Problem details: Please transcribe the data that follows without the pictures, keeping every word the same.

----

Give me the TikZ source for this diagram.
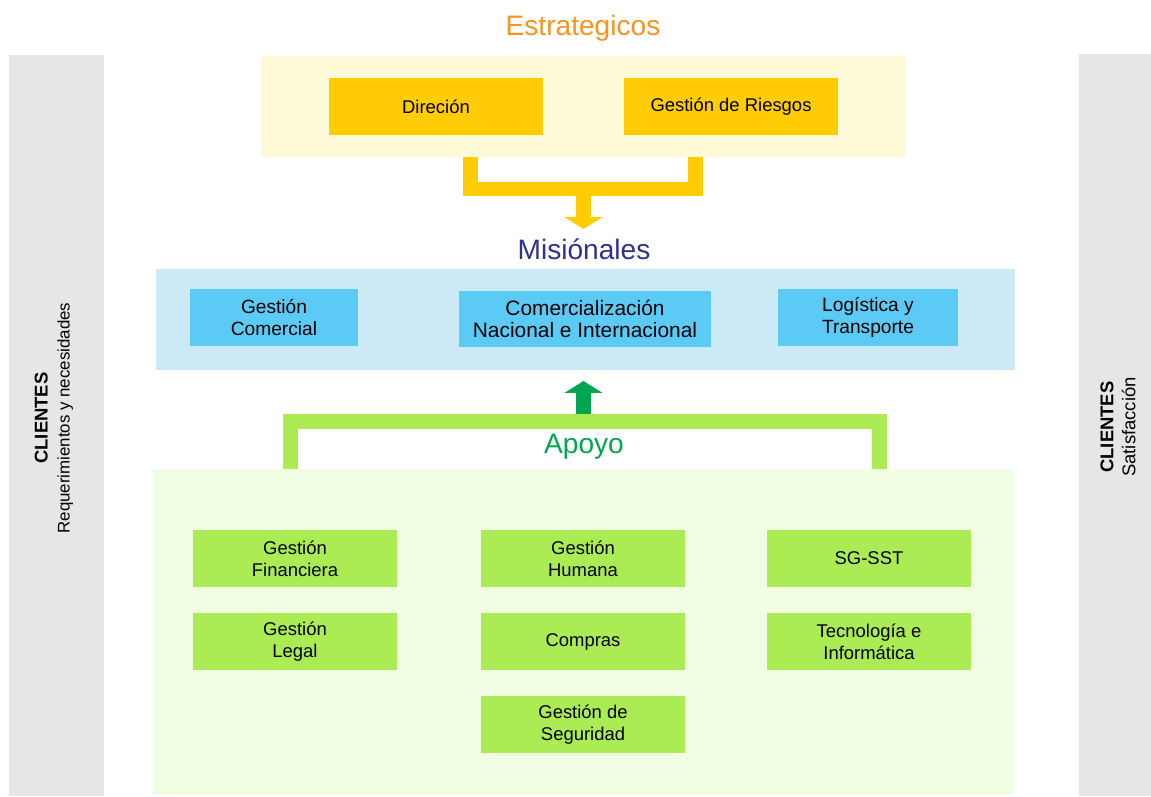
\documentclass[tikz,border=0pt]{standalone}
\usepackage{fontspec}
\setmainfont{Liberation Sans}
\usetikzlibrary{arrows.meta}
\definecolor{clgrey}{HTML}{E5E6E8}
\definecolor{estrlight}{HTML}{FFFAD7}
\definecolor{estrbox}{HTML}{FFCC05}
\definecolor{estrtxt}{HTML}{F7941D}
\definecolor{mislight}{HTML}{CBEAF6}
\definecolor{misbox}{HTML}{5BCBF5}
\definecolor{mistxt}{HTML}{2E3192}
\definecolor{apolight}{HTML}{F2FEE3}
\definecolor{apobox}{HTML}{ABEB53}
\definecolor{apotxt}{HTML}{00A650}
\newcommand{\lbl}{\fontsize{10.5}{12.5}\selectfont}
\newcommand{\ttl}{\fontsize{16}{19}\selectfont}

\begin{document}
\begin{tikzpicture}[x=0.02cm,y=-0.02cm,
    band/.style={inner sep=0pt,outer sep=0pt},
    proc/.style={inner sep=0pt,align=center,font=\lbl,minimum height=1.14cm},
    title/.style={font=\ttl,inner sep=0pt},
    bracket/.style={line width=8.5pt,line join=miter},
    bigarrow/.style={line width=8.5pt,-{Triangle[width=21.5pt,length=6.8pt]}}]
  \useasboundingbox (0,0) rectangle (1151,796);
  % clientes
  \fill[clgrey] (9,55) rectangle (104,796);
  \fill[clgrey] (1079,54) rectangle (1151,796);
  \node[rotate=90,align=center,font=\lbl] (cin) at (54,418) {\textbf{CLIENTES}\\{\fontsize{9.6}{11}\selectfont Requerimientos y necesidades}};
  \node[rotate=90,align=center,font=\lbl] (cout) at (1118,427) {\textbf{CLIENTES}\\Satisfacción};
  % estrategicos
  \node[title,text=estrtxt] (estrt) at (583,28) {Estrategicos};
  \node[band,fill=estrlight,minimum width=12.9cm,minimum height=2.02cm] (estr) at (583.5,106.5) {};
  \node[proc,fill=estrbox,minimum width=4.28cm] (dir) at (436,106.5) {Direción};
  \node[proc,fill=estrbox,minimum width=4.28cm] (ries) at (731,106.5) {Gestión de Riesgos};
  \draw[bracket,estrbox] (470.5,157) |- (695.5,189) -- (695.5,157);
  \coordinate (ydown) at (583.5,196);
  \coordinate (ytip) at (583.5,229);
  \draw[bigarrow,estrbox] (ydown) -- (ytip);
  % misionales
  \node[title,text=mistxt] (mist) at (584,249) {Misiónales};
  \node[band,fill=mislight,minimum width=17.18cm,minimum height=2.02cm] (mis) at (585.5,319.5) {};
  \node[proc,fill=misbox,minimum width=3.36cm,font=\fontsize{10.9}{12.5}\selectfont] (gcom) at (274,317.5) {Gestión\\Comercial};
  \node[proc,fill=misbox,minimum width=5.04cm,minimum height=1.12cm,font=\fontsize{11.9}{12.5}\selectfont] (cni) at (585,319) {Comercialización\\Nacional e Internacional};
  \node[proc,fill=misbox,minimum width=3.6cm,font=\fontsize{10.9}{12.5}\selectfont] (logi) at (868,317.5) {Logística y\\Transporte};
  % apoyo
  \node[band,fill=apolight,minimum width=17.22cm,minimum height=6.52cm] (apo) at (583.5,632) {};
  \draw[bracket,apobox] (290.5,469) |- (879.5,421.5) -- (879.5,469);
  \coordinate (gup) at (583.5,414);
  \coordinate (gtip) at (583.5,381);
  \draw[bigarrow,apotxt] (gup) -- (gtip);
  \node[title,text=apotxt] (apot) at (584,447) {Apoyo};
  \foreach \nm/\x/\y/\txt in {gfin/295/558.5/{Gestión\\Financiera},
      gleg/295/641.5/{Gestión\\Legal},
      ghum/583/558.5/{Gestión\\Humana},
      comp/583/641.5/{Compras},
      gseg/583/724.5/{Gestión de\\Seguridad},
      sst/869/558.5/{SG-SST},
      tec/869/641.5/{Tecnología e\\Informática}}
    \node[proc,fill=apobox,minimum width=4.08cm] (\nm) at (\x,\y) {\txt};
\end{tikzpicture}
\end{document}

----

Answer to the exercise:
Give me the TikZ source for this diagram.
\documentclass[tikz,border=0pt]{standalone}
\usepackage{fontspec}
\setmainfont{Liberation Sans}
\usetikzlibrary{arrows.meta}
\definecolor{clgrey}{HTML}{E5E6E8}
\definecolor{estrlight}{HTML}{FFFAD7}
\definecolor{estrbox}{HTML}{FFCC05}
\definecolor{estrtxt}{HTML}{F7941D}
\definecolor{mislight}{HTML}{CBEAF6}
\definecolor{misbox}{HTML}{5BCBF5}
\definecolor{mistxt}{HTML}{2E3192}
\definecolor{apolight}{HTML}{F2FEE3}
\definecolor{apobox}{HTML}{ABEB53}
\definecolor{apotxt}{HTML}{00A650}
\newcommand{\lbl}{\fontsize{10.5}{12.5}\selectfont}
\newcommand{\ttl}{\fontsize{16}{19}\selectfont}

\begin{document}
\begin{tikzpicture}[x=0.02cm,y=-0.02cm,
    band/.style={inner sep=0pt,outer sep=0pt},
    proc/.style={inner sep=0pt,align=center,font=\lbl,minimum height=1.14cm},
    title/.style={font=\ttl,inner sep=0pt},
    bracket/.style={line width=8.5pt,line join=miter},
    bigarrow/.style={line width=8.5pt,-{Triangle[width=21.5pt,length=6.8pt]}}]
  \useasboundingbox (0,0) rectangle (1151,796);
  % clientes
  \fill[clgrey] (9,55) rectangle (104,796);
  \fill[clgrey] (1079,54) rectangle (1151,796);
  \node[rotate=90,align=center,font=\lbl] (cin) at (54,418) {\textbf{CLIENTES}\\{\fontsize{9.6}{11}\selectfont Requerimientos y necesidades}};
  \node[rotate=90,align=center,font=\lbl] (cout) at (1118,427) {\textbf{CLIENTES}\\Satisfacción};
  % estrategicos
  \node[title,text=estrtxt] (estrt) at (583,28) {Estrategicos};
  \node[band,fill=estrlight,minimum width=12.9cm,minimum height=2.02cm] (estr) at (583.5,106.5) {};
  \node[proc,fill=estrbox,minimum width=4.28cm] (dir) at (436,106.5) {Direción};
  \node[proc,fill=estrbox,minimum width=4.28cm] (ries) at (731,106.5) {Gestión de Riesgos};
  \draw[bracket,estrbox] (470.5,157) |- (695.5,189) -- (695.5,157);
  \coordinate (ydown) at (583.5,196);
  \coordinate (ytip) at (583.5,229);
  \draw[bigarrow,estrbox] (ydown) -- (ytip);
  % misionales
  \node[title,text=mistxt] (mist) at (584,249) {Misiónales};
  \node[band,fill=mislight,minimum width=17.18cm,minimum height=2.02cm] (mis) at (585.5,319.5) {};
  \node[proc,fill=misbox,minimum width=3.36cm,font=\fontsize{10.9}{12.5}\selectfont] (gcom) at (274,317.5) {Gestión\\Comercial};
  \node[proc,fill=misbox,minimum width=5.04cm,minimum height=1.12cm,font=\fontsize{11.9}{12.5}\selectfont] (cni) at (585,319) {Comercialización\\Nacional e Internacional};
  \node[proc,fill=misbox,minimum width=3.6cm,font=\fontsize{10.9}{12.5}\selectfont] (logi) at (868,317.5) {Logística y\\Transporte};
  % apoyo
  \node[band,fill=apolight,minimum width=17.22cm,minimum height=6.52cm] (apo) at (583.5,632) {};
  \draw[bracket,apobox] (290.5,469) |- (879.5,421.5) -- (879.5,469);
  \coordinate (gup) at (583.5,414);
  \coordinate (gtip) at (583.5,381);
  \draw[bigarrow,apotxt] (gup) -- (gtip);
  \node[title,text=apotxt] (apot) at (584,447) {Apoyo};
  \foreach \nm/\x/\y/\txt in {gfin/295/558.5/{Gestión\\Financiera},
      gleg/295/641.5/{Gestión\\Legal},
      ghum/583/558.5/{Gestión\\Humana},
      comp/583/641.5/{Compras},
      gseg/583/724.5/{Gestión de\\Seguridad},
      sst/869/558.5/{SG-SST},
      tec/869/641.5/{Tecnología e\\Informática}}
    \node[proc,fill=apobox,minimum width=4.08cm] (\nm) at (\x,\y) {\txt};
\end{tikzpicture}
\end{document}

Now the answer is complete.